------ RECORDS FOR PROCESSING

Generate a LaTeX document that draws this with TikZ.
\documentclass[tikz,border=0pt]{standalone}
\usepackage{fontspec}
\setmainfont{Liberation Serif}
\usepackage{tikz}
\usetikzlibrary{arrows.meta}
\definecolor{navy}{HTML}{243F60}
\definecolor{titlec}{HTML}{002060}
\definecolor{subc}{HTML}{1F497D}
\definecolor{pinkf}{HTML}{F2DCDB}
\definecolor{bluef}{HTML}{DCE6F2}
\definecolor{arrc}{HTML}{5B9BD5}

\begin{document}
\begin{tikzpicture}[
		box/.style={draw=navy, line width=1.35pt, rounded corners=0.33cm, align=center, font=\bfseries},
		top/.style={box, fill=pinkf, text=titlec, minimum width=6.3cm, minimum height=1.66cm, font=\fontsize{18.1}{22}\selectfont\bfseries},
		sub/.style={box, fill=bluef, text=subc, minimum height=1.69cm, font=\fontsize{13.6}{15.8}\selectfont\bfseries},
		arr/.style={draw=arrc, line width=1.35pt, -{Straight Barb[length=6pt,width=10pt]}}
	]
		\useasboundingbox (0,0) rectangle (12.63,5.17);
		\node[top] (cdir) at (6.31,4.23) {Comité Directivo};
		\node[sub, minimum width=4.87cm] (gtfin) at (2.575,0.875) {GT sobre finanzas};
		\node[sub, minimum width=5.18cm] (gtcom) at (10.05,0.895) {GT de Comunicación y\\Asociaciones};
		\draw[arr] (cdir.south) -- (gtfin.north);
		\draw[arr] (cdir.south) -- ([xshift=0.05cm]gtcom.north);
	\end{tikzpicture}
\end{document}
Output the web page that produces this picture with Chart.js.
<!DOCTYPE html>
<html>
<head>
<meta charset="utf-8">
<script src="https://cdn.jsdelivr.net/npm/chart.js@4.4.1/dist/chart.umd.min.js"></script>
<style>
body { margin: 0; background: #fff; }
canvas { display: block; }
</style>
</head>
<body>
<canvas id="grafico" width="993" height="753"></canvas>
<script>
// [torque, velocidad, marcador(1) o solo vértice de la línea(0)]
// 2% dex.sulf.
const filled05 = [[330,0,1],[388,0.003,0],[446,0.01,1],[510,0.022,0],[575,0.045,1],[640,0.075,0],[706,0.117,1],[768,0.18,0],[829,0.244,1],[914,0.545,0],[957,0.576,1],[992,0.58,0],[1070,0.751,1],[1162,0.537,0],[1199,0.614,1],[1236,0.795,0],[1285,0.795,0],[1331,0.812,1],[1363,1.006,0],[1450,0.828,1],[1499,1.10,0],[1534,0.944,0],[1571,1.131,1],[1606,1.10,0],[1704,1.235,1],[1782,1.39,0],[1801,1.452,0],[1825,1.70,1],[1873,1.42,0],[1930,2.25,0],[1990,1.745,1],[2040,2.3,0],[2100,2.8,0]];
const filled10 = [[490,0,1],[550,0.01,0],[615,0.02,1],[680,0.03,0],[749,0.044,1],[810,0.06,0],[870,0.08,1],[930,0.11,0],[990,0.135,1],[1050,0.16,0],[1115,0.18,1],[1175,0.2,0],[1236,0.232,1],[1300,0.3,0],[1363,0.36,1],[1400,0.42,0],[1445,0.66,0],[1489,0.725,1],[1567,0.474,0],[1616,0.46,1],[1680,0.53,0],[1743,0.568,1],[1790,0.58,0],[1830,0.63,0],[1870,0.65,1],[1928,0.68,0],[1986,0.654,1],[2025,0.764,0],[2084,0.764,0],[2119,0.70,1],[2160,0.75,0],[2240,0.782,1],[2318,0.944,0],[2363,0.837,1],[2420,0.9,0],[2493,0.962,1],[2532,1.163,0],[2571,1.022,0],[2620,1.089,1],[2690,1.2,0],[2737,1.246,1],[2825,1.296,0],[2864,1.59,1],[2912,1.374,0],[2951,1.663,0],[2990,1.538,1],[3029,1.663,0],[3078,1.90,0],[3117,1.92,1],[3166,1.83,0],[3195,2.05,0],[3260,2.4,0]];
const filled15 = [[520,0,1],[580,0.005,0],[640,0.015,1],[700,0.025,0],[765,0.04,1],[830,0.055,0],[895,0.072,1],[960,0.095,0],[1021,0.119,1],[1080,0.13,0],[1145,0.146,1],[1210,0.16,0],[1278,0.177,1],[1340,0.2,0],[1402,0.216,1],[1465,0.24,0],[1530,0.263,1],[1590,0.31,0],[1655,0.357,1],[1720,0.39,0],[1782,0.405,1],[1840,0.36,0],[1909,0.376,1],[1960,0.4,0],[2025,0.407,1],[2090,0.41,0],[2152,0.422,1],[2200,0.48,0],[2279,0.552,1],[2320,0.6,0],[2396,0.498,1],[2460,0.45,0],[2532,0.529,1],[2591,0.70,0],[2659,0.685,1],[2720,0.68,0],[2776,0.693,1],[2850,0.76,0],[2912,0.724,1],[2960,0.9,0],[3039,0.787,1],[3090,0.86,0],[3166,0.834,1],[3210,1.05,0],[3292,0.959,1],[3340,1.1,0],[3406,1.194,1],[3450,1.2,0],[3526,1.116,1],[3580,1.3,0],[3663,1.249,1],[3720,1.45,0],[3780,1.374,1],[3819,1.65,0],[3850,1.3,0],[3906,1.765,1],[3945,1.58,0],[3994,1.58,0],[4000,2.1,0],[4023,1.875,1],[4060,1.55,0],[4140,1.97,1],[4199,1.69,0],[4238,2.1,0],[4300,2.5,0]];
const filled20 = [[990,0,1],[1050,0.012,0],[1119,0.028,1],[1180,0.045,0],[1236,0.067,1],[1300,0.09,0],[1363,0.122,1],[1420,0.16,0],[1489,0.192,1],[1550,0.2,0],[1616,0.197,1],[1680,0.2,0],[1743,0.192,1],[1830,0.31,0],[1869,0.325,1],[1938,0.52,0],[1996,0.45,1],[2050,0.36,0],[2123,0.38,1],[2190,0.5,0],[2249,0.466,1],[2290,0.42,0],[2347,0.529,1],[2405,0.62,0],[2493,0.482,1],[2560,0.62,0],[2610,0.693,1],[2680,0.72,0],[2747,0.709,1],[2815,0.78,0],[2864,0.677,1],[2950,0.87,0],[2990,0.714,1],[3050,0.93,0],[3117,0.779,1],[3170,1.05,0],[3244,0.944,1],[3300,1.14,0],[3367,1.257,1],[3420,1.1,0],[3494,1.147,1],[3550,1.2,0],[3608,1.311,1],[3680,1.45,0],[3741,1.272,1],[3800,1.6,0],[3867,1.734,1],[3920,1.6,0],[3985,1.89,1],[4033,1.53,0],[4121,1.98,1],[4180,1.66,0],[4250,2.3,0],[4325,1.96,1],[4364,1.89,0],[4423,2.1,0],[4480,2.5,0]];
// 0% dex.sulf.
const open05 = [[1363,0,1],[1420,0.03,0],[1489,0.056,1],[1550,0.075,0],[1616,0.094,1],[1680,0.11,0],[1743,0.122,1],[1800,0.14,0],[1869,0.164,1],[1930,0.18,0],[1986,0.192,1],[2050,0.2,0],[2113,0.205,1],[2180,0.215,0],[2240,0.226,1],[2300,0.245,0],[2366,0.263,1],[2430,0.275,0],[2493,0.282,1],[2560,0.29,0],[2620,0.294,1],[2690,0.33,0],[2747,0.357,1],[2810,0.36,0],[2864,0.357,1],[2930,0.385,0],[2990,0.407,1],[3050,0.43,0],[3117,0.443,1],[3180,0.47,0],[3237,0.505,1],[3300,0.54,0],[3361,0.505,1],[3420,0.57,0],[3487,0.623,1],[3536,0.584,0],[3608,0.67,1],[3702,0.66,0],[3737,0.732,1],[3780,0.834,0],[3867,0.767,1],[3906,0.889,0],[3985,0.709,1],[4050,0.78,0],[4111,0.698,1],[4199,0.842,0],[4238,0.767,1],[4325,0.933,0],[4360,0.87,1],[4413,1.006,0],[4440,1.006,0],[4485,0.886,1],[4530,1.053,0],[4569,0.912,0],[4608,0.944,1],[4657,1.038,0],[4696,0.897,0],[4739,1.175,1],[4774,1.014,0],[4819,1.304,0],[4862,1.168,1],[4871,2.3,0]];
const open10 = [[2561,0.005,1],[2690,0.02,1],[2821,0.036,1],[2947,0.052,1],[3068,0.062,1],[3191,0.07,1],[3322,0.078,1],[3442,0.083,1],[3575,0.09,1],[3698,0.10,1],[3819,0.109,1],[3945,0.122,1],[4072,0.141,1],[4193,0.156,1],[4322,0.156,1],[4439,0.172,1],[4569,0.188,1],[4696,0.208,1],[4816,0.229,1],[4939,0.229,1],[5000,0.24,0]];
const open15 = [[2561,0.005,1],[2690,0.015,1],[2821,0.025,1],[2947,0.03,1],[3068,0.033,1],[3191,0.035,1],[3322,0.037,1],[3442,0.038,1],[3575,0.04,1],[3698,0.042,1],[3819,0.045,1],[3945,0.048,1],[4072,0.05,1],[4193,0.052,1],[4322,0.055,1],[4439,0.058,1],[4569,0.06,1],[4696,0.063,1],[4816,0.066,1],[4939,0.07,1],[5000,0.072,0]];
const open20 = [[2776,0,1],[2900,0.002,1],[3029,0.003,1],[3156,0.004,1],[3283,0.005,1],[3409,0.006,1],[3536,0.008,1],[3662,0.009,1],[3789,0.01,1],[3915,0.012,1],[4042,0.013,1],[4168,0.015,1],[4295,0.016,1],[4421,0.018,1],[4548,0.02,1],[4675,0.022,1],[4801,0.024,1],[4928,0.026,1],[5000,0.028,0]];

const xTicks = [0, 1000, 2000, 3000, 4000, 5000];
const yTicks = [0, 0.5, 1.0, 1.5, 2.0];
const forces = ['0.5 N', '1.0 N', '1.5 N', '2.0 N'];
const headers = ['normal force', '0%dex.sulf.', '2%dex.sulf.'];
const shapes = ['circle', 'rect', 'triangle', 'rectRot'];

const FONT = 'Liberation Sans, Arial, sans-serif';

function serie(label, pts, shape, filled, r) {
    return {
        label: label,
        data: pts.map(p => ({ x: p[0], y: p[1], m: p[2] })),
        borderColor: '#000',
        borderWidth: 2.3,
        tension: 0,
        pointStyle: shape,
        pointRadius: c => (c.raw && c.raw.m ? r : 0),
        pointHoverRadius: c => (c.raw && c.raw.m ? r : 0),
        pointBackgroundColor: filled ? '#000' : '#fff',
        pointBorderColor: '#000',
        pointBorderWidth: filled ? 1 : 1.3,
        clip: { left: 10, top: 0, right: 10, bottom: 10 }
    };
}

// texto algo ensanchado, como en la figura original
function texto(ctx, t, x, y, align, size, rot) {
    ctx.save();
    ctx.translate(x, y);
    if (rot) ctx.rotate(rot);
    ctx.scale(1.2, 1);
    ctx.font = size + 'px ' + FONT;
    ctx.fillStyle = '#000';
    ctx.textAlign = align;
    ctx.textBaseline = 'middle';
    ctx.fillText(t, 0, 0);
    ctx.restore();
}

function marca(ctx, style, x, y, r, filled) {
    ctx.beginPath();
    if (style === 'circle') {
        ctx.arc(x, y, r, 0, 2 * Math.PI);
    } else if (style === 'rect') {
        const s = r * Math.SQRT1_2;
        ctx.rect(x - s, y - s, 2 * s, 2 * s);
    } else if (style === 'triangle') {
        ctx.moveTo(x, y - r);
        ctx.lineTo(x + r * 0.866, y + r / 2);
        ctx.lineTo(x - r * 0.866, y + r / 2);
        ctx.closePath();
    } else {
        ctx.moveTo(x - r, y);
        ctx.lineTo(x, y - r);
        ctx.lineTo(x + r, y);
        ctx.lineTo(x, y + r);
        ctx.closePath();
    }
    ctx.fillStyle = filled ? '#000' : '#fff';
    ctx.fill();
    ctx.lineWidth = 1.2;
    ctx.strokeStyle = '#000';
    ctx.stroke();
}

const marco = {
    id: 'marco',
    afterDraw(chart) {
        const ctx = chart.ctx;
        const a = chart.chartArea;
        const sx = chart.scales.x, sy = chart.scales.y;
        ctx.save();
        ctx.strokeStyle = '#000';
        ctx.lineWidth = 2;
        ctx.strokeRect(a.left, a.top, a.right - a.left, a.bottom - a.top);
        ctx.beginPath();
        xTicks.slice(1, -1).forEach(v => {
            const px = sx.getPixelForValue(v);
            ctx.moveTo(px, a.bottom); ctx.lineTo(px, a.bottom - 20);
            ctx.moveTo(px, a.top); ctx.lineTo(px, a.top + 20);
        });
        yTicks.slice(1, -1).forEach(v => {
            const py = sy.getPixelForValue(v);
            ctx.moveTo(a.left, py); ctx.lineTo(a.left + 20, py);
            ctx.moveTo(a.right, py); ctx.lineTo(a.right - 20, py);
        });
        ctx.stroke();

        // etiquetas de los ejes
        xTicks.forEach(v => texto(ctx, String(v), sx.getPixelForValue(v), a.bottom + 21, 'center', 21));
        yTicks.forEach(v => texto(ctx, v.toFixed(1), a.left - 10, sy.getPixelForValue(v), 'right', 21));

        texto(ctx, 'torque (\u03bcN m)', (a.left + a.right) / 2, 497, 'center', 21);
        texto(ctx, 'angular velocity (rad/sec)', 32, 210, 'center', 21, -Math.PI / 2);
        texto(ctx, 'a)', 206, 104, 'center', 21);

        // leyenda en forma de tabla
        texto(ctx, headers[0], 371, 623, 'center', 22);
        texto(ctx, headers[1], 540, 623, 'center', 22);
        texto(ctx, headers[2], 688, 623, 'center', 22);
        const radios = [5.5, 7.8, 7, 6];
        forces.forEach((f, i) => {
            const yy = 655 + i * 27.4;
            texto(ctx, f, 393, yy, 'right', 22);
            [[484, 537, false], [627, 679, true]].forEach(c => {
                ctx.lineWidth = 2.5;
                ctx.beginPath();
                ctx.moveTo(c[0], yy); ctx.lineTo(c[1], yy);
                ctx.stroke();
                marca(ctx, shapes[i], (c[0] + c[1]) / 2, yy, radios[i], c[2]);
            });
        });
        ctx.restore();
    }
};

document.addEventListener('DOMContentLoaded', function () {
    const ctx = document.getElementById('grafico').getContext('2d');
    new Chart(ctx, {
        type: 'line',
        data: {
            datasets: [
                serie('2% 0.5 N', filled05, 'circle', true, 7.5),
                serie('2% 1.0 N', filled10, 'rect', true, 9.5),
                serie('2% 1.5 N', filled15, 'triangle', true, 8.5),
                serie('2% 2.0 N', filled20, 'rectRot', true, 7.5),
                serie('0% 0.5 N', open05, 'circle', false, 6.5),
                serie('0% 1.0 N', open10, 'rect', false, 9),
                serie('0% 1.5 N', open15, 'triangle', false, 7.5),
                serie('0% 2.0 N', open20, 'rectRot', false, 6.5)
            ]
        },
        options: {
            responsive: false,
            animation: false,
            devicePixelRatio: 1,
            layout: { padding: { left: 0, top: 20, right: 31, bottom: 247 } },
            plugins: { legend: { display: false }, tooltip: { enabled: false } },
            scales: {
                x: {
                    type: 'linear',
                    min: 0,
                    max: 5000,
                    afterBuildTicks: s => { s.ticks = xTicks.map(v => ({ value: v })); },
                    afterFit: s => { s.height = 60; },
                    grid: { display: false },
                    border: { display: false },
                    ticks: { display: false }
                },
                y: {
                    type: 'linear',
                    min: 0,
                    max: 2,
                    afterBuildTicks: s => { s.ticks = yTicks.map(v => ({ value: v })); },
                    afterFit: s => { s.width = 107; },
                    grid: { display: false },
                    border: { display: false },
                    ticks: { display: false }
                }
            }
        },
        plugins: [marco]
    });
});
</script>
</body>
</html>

------------

• **GOAL**: Look through the data and gather every line with the string "that" in it.

• **RESPONSE TO THIS EXERCISE**:
Generate a LaTeX document that draws this with TikZ.
Output the web page that produces this picture with Chart.js.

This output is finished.